## Task directions
Collect the lines of the entries where "with" shows up.

— BEGIN Recorded data —

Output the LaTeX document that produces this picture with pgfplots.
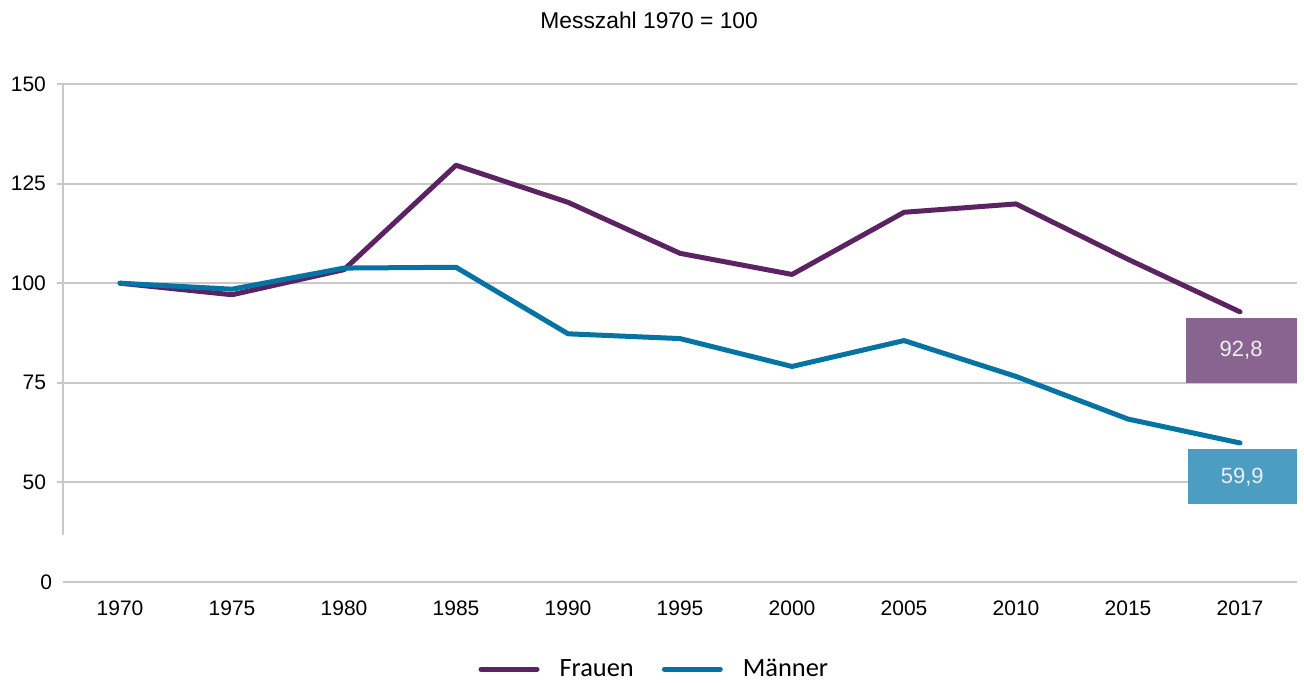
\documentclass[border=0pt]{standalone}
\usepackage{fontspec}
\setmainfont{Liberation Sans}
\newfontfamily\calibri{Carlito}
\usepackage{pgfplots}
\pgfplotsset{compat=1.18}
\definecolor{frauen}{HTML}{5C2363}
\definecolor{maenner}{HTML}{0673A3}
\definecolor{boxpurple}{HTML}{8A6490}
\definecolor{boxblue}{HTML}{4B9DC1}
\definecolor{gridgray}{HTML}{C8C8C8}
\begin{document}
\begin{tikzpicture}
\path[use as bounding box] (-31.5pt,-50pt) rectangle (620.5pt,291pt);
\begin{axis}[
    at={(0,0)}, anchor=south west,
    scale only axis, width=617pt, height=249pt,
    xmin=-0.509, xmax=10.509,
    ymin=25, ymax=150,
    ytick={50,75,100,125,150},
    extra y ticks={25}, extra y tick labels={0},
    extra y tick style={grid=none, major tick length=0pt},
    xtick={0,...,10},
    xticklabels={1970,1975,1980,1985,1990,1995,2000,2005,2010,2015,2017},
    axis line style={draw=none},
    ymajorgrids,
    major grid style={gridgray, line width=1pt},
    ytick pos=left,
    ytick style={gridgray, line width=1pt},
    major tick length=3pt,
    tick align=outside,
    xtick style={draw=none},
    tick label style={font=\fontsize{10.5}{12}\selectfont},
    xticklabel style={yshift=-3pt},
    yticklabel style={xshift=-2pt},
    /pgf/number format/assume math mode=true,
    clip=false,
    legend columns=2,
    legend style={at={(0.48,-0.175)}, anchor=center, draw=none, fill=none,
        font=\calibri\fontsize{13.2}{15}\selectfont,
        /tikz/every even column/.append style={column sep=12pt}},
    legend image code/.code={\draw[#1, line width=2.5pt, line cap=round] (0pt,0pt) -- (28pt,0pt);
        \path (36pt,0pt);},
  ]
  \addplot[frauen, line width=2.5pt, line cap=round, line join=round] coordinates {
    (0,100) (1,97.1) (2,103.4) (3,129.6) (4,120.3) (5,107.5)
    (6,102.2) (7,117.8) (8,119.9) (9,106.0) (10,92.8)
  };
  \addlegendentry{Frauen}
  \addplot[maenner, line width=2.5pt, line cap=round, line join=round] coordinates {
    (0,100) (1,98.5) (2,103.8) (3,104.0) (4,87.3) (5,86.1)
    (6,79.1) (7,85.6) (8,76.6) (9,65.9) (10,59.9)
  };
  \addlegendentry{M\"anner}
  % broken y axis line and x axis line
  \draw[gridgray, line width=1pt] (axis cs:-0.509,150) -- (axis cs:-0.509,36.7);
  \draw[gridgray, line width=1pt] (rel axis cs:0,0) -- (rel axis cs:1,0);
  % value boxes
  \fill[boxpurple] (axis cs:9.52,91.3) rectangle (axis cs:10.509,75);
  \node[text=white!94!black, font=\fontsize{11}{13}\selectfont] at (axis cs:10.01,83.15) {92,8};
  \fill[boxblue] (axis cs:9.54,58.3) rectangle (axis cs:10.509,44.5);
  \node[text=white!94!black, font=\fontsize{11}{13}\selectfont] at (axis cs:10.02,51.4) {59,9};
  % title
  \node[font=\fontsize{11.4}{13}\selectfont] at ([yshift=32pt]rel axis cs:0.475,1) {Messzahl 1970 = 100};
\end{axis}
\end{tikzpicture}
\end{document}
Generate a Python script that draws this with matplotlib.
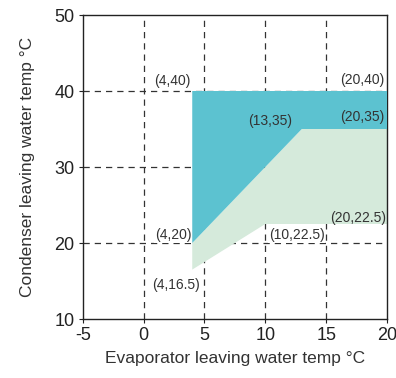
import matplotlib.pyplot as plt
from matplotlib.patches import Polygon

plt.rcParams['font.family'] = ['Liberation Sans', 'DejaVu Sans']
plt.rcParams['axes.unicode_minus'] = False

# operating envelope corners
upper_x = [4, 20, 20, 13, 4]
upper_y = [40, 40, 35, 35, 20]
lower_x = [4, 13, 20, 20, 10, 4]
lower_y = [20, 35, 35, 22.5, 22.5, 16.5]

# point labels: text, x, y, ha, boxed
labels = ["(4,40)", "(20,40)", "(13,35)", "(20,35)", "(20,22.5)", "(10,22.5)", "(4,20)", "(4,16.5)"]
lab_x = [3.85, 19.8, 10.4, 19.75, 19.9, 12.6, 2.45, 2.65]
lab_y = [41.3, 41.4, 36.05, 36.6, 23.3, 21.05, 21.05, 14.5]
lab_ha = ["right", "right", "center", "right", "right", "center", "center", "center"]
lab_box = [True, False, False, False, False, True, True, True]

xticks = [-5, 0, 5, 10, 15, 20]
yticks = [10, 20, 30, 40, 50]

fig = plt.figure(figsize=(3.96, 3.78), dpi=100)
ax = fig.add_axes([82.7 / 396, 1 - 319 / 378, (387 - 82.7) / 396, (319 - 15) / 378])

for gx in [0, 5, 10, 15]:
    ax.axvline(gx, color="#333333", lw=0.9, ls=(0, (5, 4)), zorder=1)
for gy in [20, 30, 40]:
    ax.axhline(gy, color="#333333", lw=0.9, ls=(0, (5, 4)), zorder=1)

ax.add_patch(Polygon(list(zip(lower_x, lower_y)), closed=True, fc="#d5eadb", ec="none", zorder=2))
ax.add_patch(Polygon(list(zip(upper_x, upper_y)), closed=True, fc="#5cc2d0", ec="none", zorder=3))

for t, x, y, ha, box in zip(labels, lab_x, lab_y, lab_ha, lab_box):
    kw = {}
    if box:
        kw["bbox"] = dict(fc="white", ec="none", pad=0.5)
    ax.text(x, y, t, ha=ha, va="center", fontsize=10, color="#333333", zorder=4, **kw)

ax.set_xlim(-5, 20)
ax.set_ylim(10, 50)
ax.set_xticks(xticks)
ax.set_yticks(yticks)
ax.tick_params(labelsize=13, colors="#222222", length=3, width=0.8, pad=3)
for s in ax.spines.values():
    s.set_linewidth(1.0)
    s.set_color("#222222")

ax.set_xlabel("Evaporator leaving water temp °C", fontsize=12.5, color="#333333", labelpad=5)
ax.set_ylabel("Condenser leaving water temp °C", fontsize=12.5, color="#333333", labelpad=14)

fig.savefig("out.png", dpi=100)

— END Recorded data —

## Exercise response
Output the LaTeX document that produces this picture with pgfplots.
Generate a Python script that draws this with matplotlib.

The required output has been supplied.